EDITORIAL
MANAUS – Há muito se diz que a corrupção no Brasil é um câncer. Os fatos históricos corroboram essa assertiva, pois, como um câncer, atinge praticamente todos os órgãos da administração pública e grande parte das empresas privadas, quando não ocorre em simbiose, ou seja, misturando o público com o privado.
Apesar dos discursos anticorrupção que moldaram a política brasileira nos últimos anos, o que se vê, quando se tem um olhar mais atento, é que houve uma evolução da mecânica da corrupção.
Antes, em um Brasil bem distante, o gestor era extorquido por determinados espertalhões que queriam se dar bem e viam na administração pública a chave para ganhar dinheiro. Nessa época, a vida privada do administrador era um prato cheio para os sanguessugas praticarem a extorsão.
Em outro momento mais próximo dos tempos atuais, o empresário contratado pelo gestor é que passou a ser extorquido e obrigado a pagar para acessar os serviços públicos. Atraso nos pagamentos quase nunca ocorria por falta de dinheiro, mas como mecanismo para forçar o prestador de serviço a abrir mão de parte do valor a receber para ter o dinheiro em mãos.

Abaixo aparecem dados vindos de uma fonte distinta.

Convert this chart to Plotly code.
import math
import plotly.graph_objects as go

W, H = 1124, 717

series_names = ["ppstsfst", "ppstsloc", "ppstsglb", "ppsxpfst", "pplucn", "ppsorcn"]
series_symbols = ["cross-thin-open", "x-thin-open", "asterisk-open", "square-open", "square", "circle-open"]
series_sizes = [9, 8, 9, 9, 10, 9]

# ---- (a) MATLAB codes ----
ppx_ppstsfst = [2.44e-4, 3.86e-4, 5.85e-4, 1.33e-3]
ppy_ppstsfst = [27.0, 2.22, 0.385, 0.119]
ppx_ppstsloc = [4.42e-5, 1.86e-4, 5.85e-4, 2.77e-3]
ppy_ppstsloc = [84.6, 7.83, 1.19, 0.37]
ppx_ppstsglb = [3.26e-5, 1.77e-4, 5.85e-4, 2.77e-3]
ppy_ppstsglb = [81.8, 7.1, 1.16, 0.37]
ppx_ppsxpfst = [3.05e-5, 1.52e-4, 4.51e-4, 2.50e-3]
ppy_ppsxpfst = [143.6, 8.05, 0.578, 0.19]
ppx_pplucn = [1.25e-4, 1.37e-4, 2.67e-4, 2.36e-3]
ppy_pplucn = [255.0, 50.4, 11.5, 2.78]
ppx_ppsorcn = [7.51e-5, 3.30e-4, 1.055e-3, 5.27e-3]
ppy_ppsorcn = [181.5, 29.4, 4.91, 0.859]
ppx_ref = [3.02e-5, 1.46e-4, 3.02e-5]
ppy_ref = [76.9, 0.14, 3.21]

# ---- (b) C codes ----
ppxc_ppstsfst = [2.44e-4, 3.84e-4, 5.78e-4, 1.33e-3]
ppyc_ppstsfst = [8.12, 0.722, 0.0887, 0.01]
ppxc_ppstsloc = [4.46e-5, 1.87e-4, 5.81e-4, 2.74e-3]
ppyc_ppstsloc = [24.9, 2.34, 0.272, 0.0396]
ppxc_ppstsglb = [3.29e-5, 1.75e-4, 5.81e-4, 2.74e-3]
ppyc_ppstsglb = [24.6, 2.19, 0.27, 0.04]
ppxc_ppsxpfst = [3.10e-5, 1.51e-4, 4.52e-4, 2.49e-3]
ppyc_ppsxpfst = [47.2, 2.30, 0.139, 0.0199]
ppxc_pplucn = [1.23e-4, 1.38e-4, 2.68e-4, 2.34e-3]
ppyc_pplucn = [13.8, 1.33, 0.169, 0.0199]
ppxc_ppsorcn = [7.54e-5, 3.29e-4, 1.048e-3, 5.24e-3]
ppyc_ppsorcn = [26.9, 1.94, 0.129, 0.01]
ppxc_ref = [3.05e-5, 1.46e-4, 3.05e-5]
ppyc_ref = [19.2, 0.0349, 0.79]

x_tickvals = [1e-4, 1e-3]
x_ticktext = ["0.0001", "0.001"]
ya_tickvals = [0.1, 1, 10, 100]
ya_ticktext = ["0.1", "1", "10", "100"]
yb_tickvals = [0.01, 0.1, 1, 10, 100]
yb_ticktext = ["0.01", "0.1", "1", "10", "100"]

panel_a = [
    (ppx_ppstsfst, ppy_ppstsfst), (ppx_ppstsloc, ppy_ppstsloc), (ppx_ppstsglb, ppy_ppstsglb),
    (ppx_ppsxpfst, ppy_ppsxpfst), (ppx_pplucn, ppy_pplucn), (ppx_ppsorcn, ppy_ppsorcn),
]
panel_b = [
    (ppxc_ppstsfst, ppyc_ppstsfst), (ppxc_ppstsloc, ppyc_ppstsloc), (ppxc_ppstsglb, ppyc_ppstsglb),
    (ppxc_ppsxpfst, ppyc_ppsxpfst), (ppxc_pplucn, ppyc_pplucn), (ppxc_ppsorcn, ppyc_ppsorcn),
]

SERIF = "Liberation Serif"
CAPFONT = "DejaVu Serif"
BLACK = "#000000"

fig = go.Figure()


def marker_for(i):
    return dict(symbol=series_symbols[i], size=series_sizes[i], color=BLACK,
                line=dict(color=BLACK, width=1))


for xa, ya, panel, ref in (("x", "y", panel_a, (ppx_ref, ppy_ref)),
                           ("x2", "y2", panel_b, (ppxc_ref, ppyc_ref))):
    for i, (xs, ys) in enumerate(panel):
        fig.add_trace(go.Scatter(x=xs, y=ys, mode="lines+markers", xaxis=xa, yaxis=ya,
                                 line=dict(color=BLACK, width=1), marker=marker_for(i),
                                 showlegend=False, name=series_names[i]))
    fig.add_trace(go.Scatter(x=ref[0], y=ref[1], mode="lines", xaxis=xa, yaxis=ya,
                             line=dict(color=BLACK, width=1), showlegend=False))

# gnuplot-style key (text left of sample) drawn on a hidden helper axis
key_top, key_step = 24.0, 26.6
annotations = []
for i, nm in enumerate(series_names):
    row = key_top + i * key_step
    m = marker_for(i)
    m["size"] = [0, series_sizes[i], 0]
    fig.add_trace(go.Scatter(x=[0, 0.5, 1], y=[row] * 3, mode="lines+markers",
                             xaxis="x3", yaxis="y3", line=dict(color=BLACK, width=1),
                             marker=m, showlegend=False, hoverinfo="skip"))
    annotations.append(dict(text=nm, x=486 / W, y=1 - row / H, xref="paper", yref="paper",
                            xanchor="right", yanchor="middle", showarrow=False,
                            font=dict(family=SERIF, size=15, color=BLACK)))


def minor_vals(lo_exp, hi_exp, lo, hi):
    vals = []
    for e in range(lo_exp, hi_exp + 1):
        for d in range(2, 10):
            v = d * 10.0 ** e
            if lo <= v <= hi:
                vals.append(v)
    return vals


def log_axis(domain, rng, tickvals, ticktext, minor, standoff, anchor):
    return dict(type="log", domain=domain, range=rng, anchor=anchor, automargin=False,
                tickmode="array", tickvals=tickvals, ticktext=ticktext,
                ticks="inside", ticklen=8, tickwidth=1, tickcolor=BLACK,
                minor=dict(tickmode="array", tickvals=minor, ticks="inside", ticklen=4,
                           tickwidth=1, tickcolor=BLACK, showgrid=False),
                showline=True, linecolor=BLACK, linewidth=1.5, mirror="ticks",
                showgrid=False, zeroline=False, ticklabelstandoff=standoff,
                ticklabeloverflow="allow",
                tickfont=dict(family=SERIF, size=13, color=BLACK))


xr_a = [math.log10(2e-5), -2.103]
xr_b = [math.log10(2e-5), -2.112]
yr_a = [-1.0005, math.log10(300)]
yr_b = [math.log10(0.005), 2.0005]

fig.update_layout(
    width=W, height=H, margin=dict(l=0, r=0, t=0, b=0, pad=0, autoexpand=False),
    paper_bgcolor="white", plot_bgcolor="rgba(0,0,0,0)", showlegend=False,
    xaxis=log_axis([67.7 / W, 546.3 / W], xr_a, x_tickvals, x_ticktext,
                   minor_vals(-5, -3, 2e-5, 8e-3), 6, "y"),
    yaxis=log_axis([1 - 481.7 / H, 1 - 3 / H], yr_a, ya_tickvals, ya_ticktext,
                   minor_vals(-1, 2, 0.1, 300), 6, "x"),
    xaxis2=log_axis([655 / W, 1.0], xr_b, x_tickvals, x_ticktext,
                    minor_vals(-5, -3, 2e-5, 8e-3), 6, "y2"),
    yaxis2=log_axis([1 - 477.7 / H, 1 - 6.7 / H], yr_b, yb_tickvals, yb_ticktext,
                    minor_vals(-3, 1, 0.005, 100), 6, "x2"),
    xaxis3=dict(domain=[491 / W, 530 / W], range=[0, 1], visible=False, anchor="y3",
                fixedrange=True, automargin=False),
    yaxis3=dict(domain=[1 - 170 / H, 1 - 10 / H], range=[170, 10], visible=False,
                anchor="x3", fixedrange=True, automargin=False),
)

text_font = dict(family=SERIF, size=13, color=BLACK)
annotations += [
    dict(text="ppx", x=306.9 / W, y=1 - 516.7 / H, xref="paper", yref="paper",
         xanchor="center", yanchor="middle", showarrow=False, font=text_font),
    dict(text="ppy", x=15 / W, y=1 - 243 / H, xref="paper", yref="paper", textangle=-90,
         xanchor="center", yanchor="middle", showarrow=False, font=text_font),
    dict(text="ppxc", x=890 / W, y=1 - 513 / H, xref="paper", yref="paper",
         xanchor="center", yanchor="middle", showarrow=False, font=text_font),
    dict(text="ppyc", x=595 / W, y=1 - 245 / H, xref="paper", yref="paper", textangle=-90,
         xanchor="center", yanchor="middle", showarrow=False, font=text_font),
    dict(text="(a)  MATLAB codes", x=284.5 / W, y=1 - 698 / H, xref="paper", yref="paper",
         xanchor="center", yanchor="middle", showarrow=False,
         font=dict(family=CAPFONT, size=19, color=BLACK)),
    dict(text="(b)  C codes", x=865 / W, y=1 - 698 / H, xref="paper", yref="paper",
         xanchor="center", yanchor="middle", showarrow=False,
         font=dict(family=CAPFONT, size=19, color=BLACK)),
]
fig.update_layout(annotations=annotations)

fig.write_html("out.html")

Agora, Brasil afora, o agente corrupto é o próprio dono do contrato ou sócio de empresários contratados pelo Estado. E esse agente corrupto não está apenas em uma instância de poder, mas permeia todos os poros da administração pública, inclusive os órgãos de controle, que deveriam combater a corrupção.
Muitos criam empresas em nome de terceiros para driblar a legislação que os proíbe de firmar contratos com o Estado. A tão propalada Lei 8.666/1993 (Lei Geral de Licitações e Contratos) é solenemente burlada, e as licitações são direcionadas aos escolhidos previamente para vencer os certames.

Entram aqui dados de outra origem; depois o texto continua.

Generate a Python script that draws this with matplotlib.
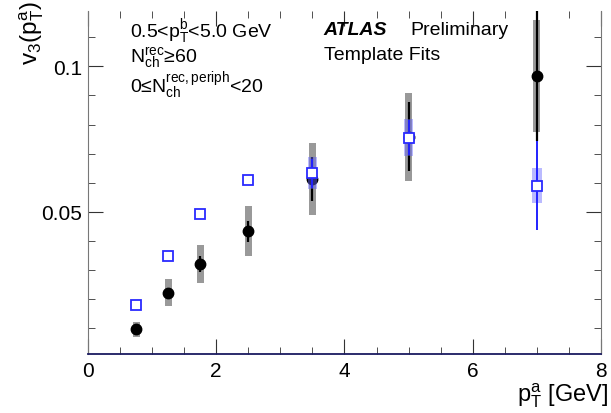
import matplotlib.pyplot as plt
from matplotlib.ticker import MultipleLocator

plt.rcParams['font.family'] = ['Liberation Sans', 'DejaVu Sans']
plt.rcParams['mathtext.fontset'] = 'custom'
plt.rcParams['mathtext.rm'] = 'Liberation Sans'
plt.rcParams['mathtext.it'] = 'Liberation Sans'
plt.rcParams['mathtext.bf'] = 'Liberation Sans:bold'

# black points (template fits, central)
pt = [0.75, 1.25, 1.75, 2.5, 3.5, 5.0, 7.0]
v3 = [0.0097, 0.0223, 0.0320, 0.0433, 0.0613, 0.0758, 0.0967]
v3_stat = [0.0008, 0.0012, 0.0027, 0.0035, 0.0075, 0.0118, 0.0225]
v3_syst = [0.0026, 0.0046, 0.0065, 0.0086, 0.0123, 0.0152, 0.0193]

# blue open squares
v3_blue = [0.0182, 0.0347, 0.0493, 0.0610, 0.0633, 0.0755, 0.0590]
blue_stat = [0.0005, 0.0006, 0.0007, 0.0008, 0.0050, 0.0060, 0.0152]
blue_syst = [0.0007, 0.0008, 0.0009, 0.0012, 0.0054, 0.0063, 0.0060]

fig = plt.figure(figsize=(6.11, 4.14), dpi=100)
ax = fig.add_axes([0.144, 0.1425, 0.8396, 0.8285])

ax.bar(pt, [2 * s for s in v3_syst], bottom=[v - s for v, s in zip(v3, v3_syst)],
       width=0.11, color='#999999', zorder=2)
ax.errorbar(pt, v3, yerr=v3_stat, fmt='o', color='black', ms=7.5, elinewidth=1.6,
            capsize=0, zorder=3)
ax.bar(pt, [2 * s for s in blue_syst], bottom=[v - s for v, s in zip(v3_blue, blue_syst)],
       width=0.15, color='#6666ff', alpha=0.45, zorder=4)
ax.errorbar(pt, v3_blue, yerr=blue_stat, fmt='none', ecolor='#2222ff', elinewidth=1.4,
            capsize=0, zorder=5)
ax.plot(pt, v3_blue, 's', ms=7.5, mfc='white', mec='#2a2aff', mew=1.3, zorder=6)

ax.set_xlim(0, 8)
ax.set_ylim(0.0012, 0.119)
ax.xaxis.set_minor_locator(MultipleLocator(0.5))
ax.yaxis.set_minor_locator(MultipleLocator(0.01))
ax.set_xticks([0, 2, 4, 6, 8])
ax.set_yticks([0.05, 0.1])
ax.set_yticklabels(['0.05', '0.1'])
ax.tick_params(which='both', direction='in', top=True, right=True, labelsize=15,
               color='#333333')
ax.tick_params(which='major', length=11)
ax.tick_params(which='minor', length=5)
ax.tick_params(axis='x', pad=5)
ax.tick_params(axis='y', pad=4)

ax.spines['top'].set_visible(False)
ax.spines['left'].set_color('#777777')
ax.spines['right'].set_color('#777777')
ax.spines['bottom'].set_color('#1a1a60')
ax.spines['bottom'].set_linewidth(1.3)

fig.text(0.995, 0.03, r'$\mathregular{p_T^a}$ [GeV]', fontsize=17, ha='right', va='baseline')
fig.text(0.052, 0.997, r'$\mathregular{v_3(p_T^a)}$', fontsize=17.5, rotation=90,
         ha='center', va='top')

ax.text(0.082, 0.927, r'0.5<$\mathregular{p_T^b}$<5.0 GeV', transform=ax.transAxes,
        fontsize=14, va='baseline')
ax.text(0.082, 0.851, r'$\mathregular{N_{ch}^{rec}}$≥60', transform=ax.transAxes,
        fontsize=14, va='baseline')
ax.text(0.082, 0.764, r'0≤$\mathregular{N_{ch}^{rec,periph}}$<20', transform=ax.transAxes,
        fontsize=14, va='baseline')
ax.text(0.458, 0.933, 'ATLAS', transform=ax.transAxes, fontsize=14,
        fontweight='bold', style='italic', va='baseline')
ax.text(0.628, 0.933, 'Preliminary', transform=ax.transAxes, fontsize=14, va='baseline')
ax.text(0.460, 0.860, 'Template Fits', transform=ax.transAxes, fontsize=14, va='baseline')

fig.savefig('out.png', dpi=100)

Nessa nova configuração dos esquemas corruptos, não há mais instituições fortes. As raras exceções de vozes que se levantam para combater essa mecânica logo são silenciadas, caem no esquecimento.
As investigações que se iniciam nem chegam a ser conhecidas da sociedade, porque ganham destinos alheios à investigação. Até aquele segundo momento, quando o empresariado passou a ser extorquido, os órgãos de controle no Brasil desempenhavam papel preponderante no combate à corrupção, mas aos poucos perderam força, dando lugar a um alinhamento descarado.
Até a primeira década deste século, o Brasil registrou avanço na legislação para combater a corrução, como as que obrigaram a administração pública a dar transparência aos atos administrativos. A Lei de Acesso à Informação foi recebida com frisson, mas não goza mais de tanto prestígio.
Há grande dificuldade para qualquer cidadão que queira denunciar um esquema corrupto de encontrar a autoridade certa que vai, de fato, investigar as suspeitas.
Fica a sensação de impotência, de que não há o que fazer. Fica um sentimento de que a guerra foi perdida e que cada um deve seguir como se nada estivesse enxergando. Até quando? Como quebrar esse ciclo? Como evoluir para quebrar essa nova mecânica da corrupção no Brasil?